• Written exercise:
Everything from the first line down to the line containing "0.065, 0.037, 0.013];" is to be retyped exactly, both ends included, with pictures left out.

:: Source excerpt

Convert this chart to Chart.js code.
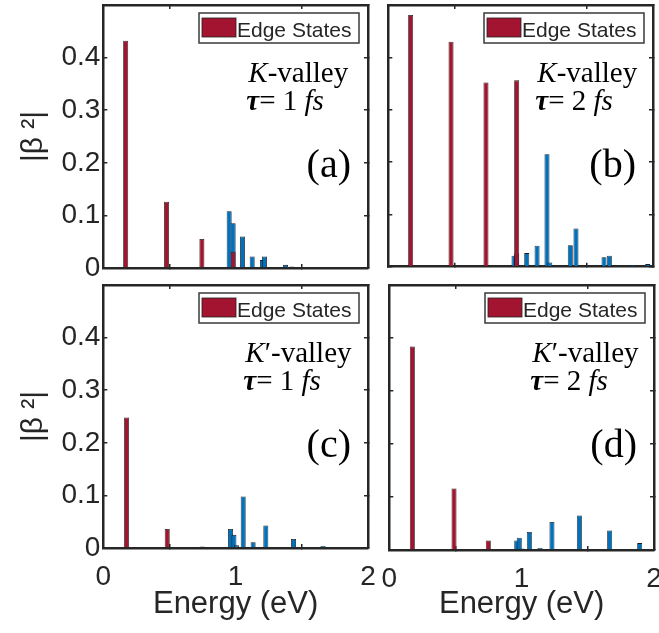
<!DOCTYPE html>
<html>
<head>
<meta charset="utf-8">
<script src="https://cdn.jsdelivr.net/npm/chart.js@4.4.0/dist/chart.umd.min.js"></script>
<style>
  body { margin: 0; background: #fff; }
  canvas { position: absolute; }
</style>
</head>
<body>
<canvas id="panel-a" width="378" height="280" style="left:0;top:0"></canvas>
<canvas id="panel-b" width="281" height="280" style="left:378px;top:0"></canvas>
<canvas id="panel-c" width="378" height="353" style="left:0;top:280px"></canvas>
<canvas id="panel-d" width="281" height="353" style="left:378px;top:280px"></canvas>
<script>
// (a) K-valley, tau = 1 fs
const edgeEnergyA = [0.169, 0.478, 0.745, 0.981];
const edgeBetaA   = [0.432, 0.126, 0.055, 0.031];
const bulkEnergyA = [0.951, 0.981, 1.052, 1.125, 1.203, 1.218, 1.377, 1.424, 1.907];
const bulkBetaA   = [0.108, 0.085, 0.060, 0.022, 0.015, 0.022, 0.006, 0.003, 0.002];
// (b) K-valley, tau = 2 fs
const edgeEnergyB = [0.169, 0.474, 0.738, 0.970];
const edgeBetaB   = [0.481, 0.430, 0.352, 0.356];
const bulkEnergyB = [0.950, 0.970, 1.046, 1.124, 1.199, 1.220, 1.375, 1.418, 1.630, 1.670, 1.846, 1.960];
const bulkBetaB   = [0.021, 0.025, 0.026, 0.040, 0.215, 0.008, 0.041, 0.073, 0.018, 0.021, 0.003, 0.005];
// (c) K'-valley, tau = 1 fs
const edgeEnergyC = [0.176, 0.483, 0.747];
const edgeBetaC   = [0.248, 0.036, 0.003];
const bulkEnergyC = [0.961, 0.987, 1.006, 1.057, 1.132, 1.228, 1.437, 1.660];
const bulkBetaC   = [0.036, 0.025, 0.005, 0.098, 0.011, 0.043, 0.017, 0.004];
// (d) K'-valley, tau = 2 fs
const edgeEnergyD = [0.174, 0.489, 0.748];
const edgeBetaD   = [0.384, 0.116, 0.018];
const bulkEnergyD = [0.963, 0.982, 1.003, 1.058, 1.139, 1.229, 1.436, 1.665, 1.892];
const bulkBetaD   = [0.018, 0.023, 0.003, 0.034, 0.004, 0.053, 0.065, 0.037, 0.013];

const xTicks = [0, 1, 2];
const yTicks = [0, 0.1, 0.2, 0.3, 0.4];

const RED = '#A2142F', BLUE = '#0072BD', FRAME = '#262626', TXT = '#262626';
const SANS = '"Liberation Sans", Arial, sans-serif';
const SERIF = '"Liberation Serif", "Times New Roman", serif';

function drawRuns(ctx, x, y, runs, size) {
  const styles = { r: '', i: 'italic ', bi: 'italic bold ' };
  ctx.textAlign = 'left'; ctx.textBaseline = 'alphabetic'; ctx.fillStyle = '#000';
  runs.forEach(([txt, st]) => {
    ctx.font = `${styles[st]}${size}px ${SERIF}`;
    ctx.fillText(txt, x, y);
    x += ctx.measureText(txt).width;
  });
}

const notesPlugin = {
  id: 'panelNotes',
  afterDraw(chart, args, o) {
    const { ctx, chartArea: a } = chart;
    const ds = chart.data.datasets[0];
    ctx.save();
    const bw = 160, bh = 30, bx = a.right - 9 - bw, by = a.top + 8;
    ctx.fillStyle = '#fff'; ctx.fillRect(bx, by, bw, bh);
    ctx.strokeStyle = '#3a3a3a'; ctx.lineWidth = 1.5; ctx.strokeRect(bx, by, bw, bh);
    ctx.fillStyle = ds.backgroundColor; ctx.fillRect(bx + 3, by + 5, 34, 19);
    ctx.strokeStyle = '#222'; ctx.lineWidth = 0.8; ctx.strokeRect(bx + 3, by + 5, 34, 19);
    ctx.fillStyle = TXT; ctx.font = `21px ${SANS}`; ctx.textBaseline = 'alphabetic'; ctx.textAlign = 'left';
    ctx.fillText(ds.label, bx + 38, by + 24);

    drawRuns(ctx, a.left + o.noteX, a.top + 77, o.valley, 29);
    drawRuns(ctx, a.left + o.noteX - 2, a.top + 105, [['τ', 'bi'], [`= ${o.tau} `, 'r'], ['fs', 'i']], 29);
    ctx.font = `40px ${SERIF}`; ctx.textAlign = 'right'; ctx.fillStyle = '#000';
    ctx.fillText(o.tag, a.right - 17, a.top + 172);
    ctx.restore();
  }
};

// fixed box size and no extra label padding, so the plot area lands where the reference has it
const fixBox = (w, h) => s => {
  if (w !== null) s.width = w;
  if (h !== null) s.height = h;
  s.paddingLeft = s.paddingRight = s.paddingTop = s.paddingBottom = 0;
};

function makePanel(id, edgeE, edgeB, bulkE, bulkB, p) {
  const pts = (xs, ys) => xs.map((x, i) => ({ x, y: ys[i] }));
  const barStyle = { grouped: false, maxBarThickness: 5, barPercentage: 200, borderWidth: 0.8, borderColor: '#1a1a1a', xAxisID: 'x', yAxisID: 'y' };
  const frameGrid = { drawOnChartArea: false, tickLength: -4, color: FRAME, lineWidth: 1.5 };
  const frameBorder = { display: true, color: FRAME, width: 2.5 };
  const pinTicks = vals => s => { s.ticks = vals.concat([s.max]).map(v => ({ value: v })); };
  return new Chart(document.getElementById(id), {
    type: 'bar',
    data: {
      datasets: [
        { label: 'Edge States', data: pts(edgeE, edgeB), backgroundColor: RED, ...barStyle },
        { label: 'Bulk States', data: pts(bulkE, bulkB), backgroundColor: BLUE, ...barStyle }
      ]
    },
    options: {
      responsive: false, animation: false, devicePixelRatio: 1,
      layout: { padding: { left: p.padL, right: p.padR, top: 5, bottom: 0 } },
      scales: {
        x: {
          type: 'linear', display: true, position: 'bottom', min: 0, max: 2, offset: false, z: 1,
          afterFit: fixBox(null, p.xH),
          afterBuildTicks: s => { s.ticks = xTicks.map(v => ({ value: v })); },
          ticks: { display: p.xLabels, padding: 16, color: TXT, maxRotation: 0, font: { family: SANS, size: 28 } },
          grid: frameGrid, border: frameBorder,
          title: { display: p.xLabels, text: 'Energy (eV)', color: TXT, font: { family: SANS, size: 31 }, padding: { top: 0, bottom: 10 } }
        },
        xTop: {
          type: 'linear', display: true, position: 'top', min: 0, max: 2, offset: false, z: 1,
          afterFit: fixBox(null, 0),
          afterBuildTicks: s => { s.ticks = xTicks.map(v => ({ value: v })); },
          ticks: { display: false }, grid: frameGrid, border: frameBorder
        },
        y: {
          type: 'linear', display: true, position: 'left', min: 0, max: 0.5, z: 1,
          afterFit: fixBox(p.yW, null),
          afterBuildTicks: pinTicks(yTicks),
          ticks: {
            display: p.yLabels, padding: 7, color: TXT, font: { family: SANS, size: 28 },
            callback: v => (v > 0.45 ? '' : String(Math.round(v * 10) / 10))
          },
          grid: frameGrid, border: frameBorder,
          title: { display: p.yLabels, text: '|β ²|', color: TXT, font: { family: SANS, size: 30 }, padding: { top: 4, bottom: 0 } }
        },
        yRight: {
          type: 'linear', display: true, position: 'right', min: 0, max: 0.5, z: 1,
          afterFit: fixBox(0, null),
          afterBuildTicks: pinTicks(yTicks),
          ticks: { display: false }, grid: frameGrid, border: frameBorder
        }
      },
      plugins: {
        legend: { display: false }, tooltip: { enabled: false },
        panelNotes: { valley: p.valley, tau: p.tau, tag: p.tag, noteX: p.noteX }
      }
    },
    plugins: [notesPlugin]
  });
}

const K = [['K', 'i'], ['-valley', 'r']];
const Kp = [['K', 'i'], ['\u2032-valley', 'r']];

makePanel('panel-a', edgeEnergyA, edgeBetaA, bulkEnergyA, bulkBetaA,
  { padL: 12, padR: 10, yW: 91.3, xH: 12, xLabels: false, yLabels: true, valley: K, tau: 1, tag: '(a)', noteX: 145 });
makePanel('panel-b', edgeEnergyB, edgeBetaB, bulkEnergyB, bulkBetaB,
  { padL: 10.3, padR: 6, yW: 0, xH: 13.3, xLabels: false, yLabels: false, valley: K, tau: 2, tag: '(b)', noteX: 149 });
makePanel('panel-c', edgeEnergyC, edgeBetaC, bulkEnergyC, bulkBetaC,
  { padL: 12, padR: 10, yW: 91.3, xH: 85, xLabels: true, yLabels: true, valley: Kp, tau: 1, tag: '(c)', noteX: 142 });
makePanel('panel-d', edgeEnergyD, edgeBetaD, bulkEnergyD, bulkBetaD,
  { padL: 11.3, padR: 5, yW: 0, xH: 83, xLabels: true, yLabels: false, valley: Kp, tau: 2, tag: '(d)', noteX: 143 });
</script>
</body>
</html>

::::

• Response below:
Convert this chart to Chart.js code.
<!DOCTYPE html>
<html>
<head>
<meta charset="utf-8">
<script src="https://cdn.jsdelivr.net/npm/chart.js@4.4.0/dist/chart.umd.min.js"></script>
<style>
  body { margin: 0; background: #fff; }
  canvas { position: absolute; }
</style>
</head>
<body>
<canvas id="panel-a" width="378" height="280" style="left:0;top:0"></canvas>
<canvas id="panel-b" width="281" height="280" style="left:378px;top:0"></canvas>
<canvas id="panel-c" width="378" height="353" style="left:0;top:280px"></canvas>
<canvas id="panel-d" width="281" height="353" style="left:378px;top:280px"></canvas>
<script>
// (a) K-valley, tau = 1 fs
const edgeEnergyA = [0.169, 0.478, 0.745, 0.981];
const edgeBetaA   = [0.432, 0.126, 0.055, 0.031];
const bulkEnergyA = [0.951, 0.981, 1.052, 1.125, 1.203, 1.218, 1.377, 1.424, 1.907];
const bulkBetaA   = [0.108, 0.085, 0.060, 0.022, 0.015, 0.022, 0.006, 0.003, 0.002];
// (b) K-valley, tau = 2 fs
const edgeEnergyB = [0.169, 0.474, 0.738, 0.970];
const edgeBetaB   = [0.481, 0.430, 0.352, 0.356];
const bulkEnergyB = [0.950, 0.970, 1.046, 1.124, 1.199, 1.220, 1.375, 1.418, 1.630, 1.670, 1.846, 1.960];
const bulkBetaB   = [0.021, 0.025, 0.026, 0.040, 0.215, 0.008, 0.041, 0.073, 0.018, 0.021, 0.003, 0.005];
// (c) K'-valley, tau = 1 fs
const edgeEnergyC = [0.176, 0.483, 0.747];
const edgeBetaC   = [0.248, 0.036, 0.003];
const bulkEnergyC = [0.961, 0.987, 1.006, 1.057, 1.132, 1.228, 1.437, 1.660];
const bulkBetaC   = [0.036, 0.025, 0.005, 0.098, 0.011, 0.043, 0.017, 0.004];
// (d) K'-valley, tau = 2 fs
const edgeEnergyD = [0.174, 0.489, 0.748];
const edgeBetaD   = [0.384, 0.116, 0.018];
const bulkEnergyD = [0.963, 0.982, 1.003, 1.058, 1.139, 1.229, 1.436, 1.665, 1.892];
const bulkBetaD   = [0.018, 0.023, 0.003, 0.034, 0.004, 0.053, 0.065, 0.037, 0.013];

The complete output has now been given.